What follows is a listing; restate every line of it word for word.

-- Begin INFORMATION SHOWN --

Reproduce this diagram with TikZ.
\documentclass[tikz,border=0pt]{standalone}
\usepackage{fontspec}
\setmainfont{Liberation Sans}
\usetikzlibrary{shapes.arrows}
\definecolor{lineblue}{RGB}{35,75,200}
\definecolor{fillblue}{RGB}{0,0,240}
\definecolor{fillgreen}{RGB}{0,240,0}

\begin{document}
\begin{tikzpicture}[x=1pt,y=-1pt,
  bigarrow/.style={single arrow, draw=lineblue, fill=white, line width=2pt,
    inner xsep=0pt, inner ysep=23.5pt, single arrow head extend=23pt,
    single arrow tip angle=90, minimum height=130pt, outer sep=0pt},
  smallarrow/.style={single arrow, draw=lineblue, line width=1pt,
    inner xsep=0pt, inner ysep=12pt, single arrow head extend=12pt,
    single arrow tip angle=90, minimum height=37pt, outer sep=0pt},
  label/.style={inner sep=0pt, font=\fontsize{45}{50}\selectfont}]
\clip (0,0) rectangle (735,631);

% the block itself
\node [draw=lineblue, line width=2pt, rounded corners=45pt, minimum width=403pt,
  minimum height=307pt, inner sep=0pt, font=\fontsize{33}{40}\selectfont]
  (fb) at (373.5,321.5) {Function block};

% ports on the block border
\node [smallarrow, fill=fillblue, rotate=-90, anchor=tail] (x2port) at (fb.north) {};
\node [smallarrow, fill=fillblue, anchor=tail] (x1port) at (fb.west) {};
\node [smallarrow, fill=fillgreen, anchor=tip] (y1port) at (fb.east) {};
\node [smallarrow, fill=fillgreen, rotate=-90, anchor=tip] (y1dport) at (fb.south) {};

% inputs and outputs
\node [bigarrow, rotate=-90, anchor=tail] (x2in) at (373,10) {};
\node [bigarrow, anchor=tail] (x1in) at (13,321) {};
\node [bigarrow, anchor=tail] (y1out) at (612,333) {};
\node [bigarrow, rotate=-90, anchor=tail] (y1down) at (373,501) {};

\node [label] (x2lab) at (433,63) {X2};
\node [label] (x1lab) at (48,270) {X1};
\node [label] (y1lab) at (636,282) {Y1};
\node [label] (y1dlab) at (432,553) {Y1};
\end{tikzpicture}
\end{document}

-- End INFORMATION SHOWN --

◆ **ANSWER FOR THIS EXERCISE**:
Reproduce this diagram with TikZ.
\documentclass[tikz,border=0pt]{standalone}
\usepackage{fontspec}
\setmainfont{Liberation Sans}
\usetikzlibrary{shapes.arrows}
\definecolor{lineblue}{RGB}{35,75,200}
\definecolor{fillblue}{RGB}{0,0,240}
\definecolor{fillgreen}{RGB}{0,240,0}

\begin{document}
\begin{tikzpicture}[x=1pt,y=-1pt,
  bigarrow/.style={single arrow, draw=lineblue, fill=white, line width=2pt,
    inner xsep=0pt, inner ysep=23.5pt, single arrow head extend=23pt,
    single arrow tip angle=90, minimum height=130pt, outer sep=0pt},
  smallarrow/.style={single arrow, draw=lineblue, line width=1pt,
    inner xsep=0pt, inner ysep=12pt, single arrow head extend=12pt,
    single arrow tip angle=90, minimum height=37pt, outer sep=0pt},
  label/.style={inner sep=0pt, font=\fontsize{45}{50}\selectfont}]
\clip (0,0) rectangle (735,631);

% the block itself
\node [draw=lineblue, line width=2pt, rounded corners=45pt, minimum width=403pt,
  minimum height=307pt, inner sep=0pt, font=\fontsize{33}{40}\selectfont]
  (fb) at (373.5,321.5) {Function block};

% ports on the block border
\node [smallarrow, fill=fillblue, rotate=-90, anchor=tail] (x2port) at (fb.north) {};
\node [smallarrow, fill=fillblue, anchor=tail] (x1port) at (fb.west) {};
\node [smallarrow, fill=fillgreen, anchor=tip] (y1port) at (fb.east) {};
\node [smallarrow, fill=fillgreen, rotate=-90, anchor=tip] (y1dport) at (fb.south) {};

% inputs and outputs
\node [bigarrow, rotate=-90, anchor=tail] (x2in) at (373,10) {};
\node [bigarrow, anchor=tail] (x1in) at (13,321) {};
\node [bigarrow, anchor=tail] (y1out) at (612,333) {};
\node [bigarrow, rotate=-90, anchor=tail] (y1down) at (373,501) {};

\node [label] (x2lab) at (433,63) {X2};
\node [label] (x1lab) at (48,270) {X1};
\node [label] (y1lab) at (636,282) {Y1};
\node [label] (y1dlab) at (432,553) {Y1};
\end{tikzpicture}
\end{document}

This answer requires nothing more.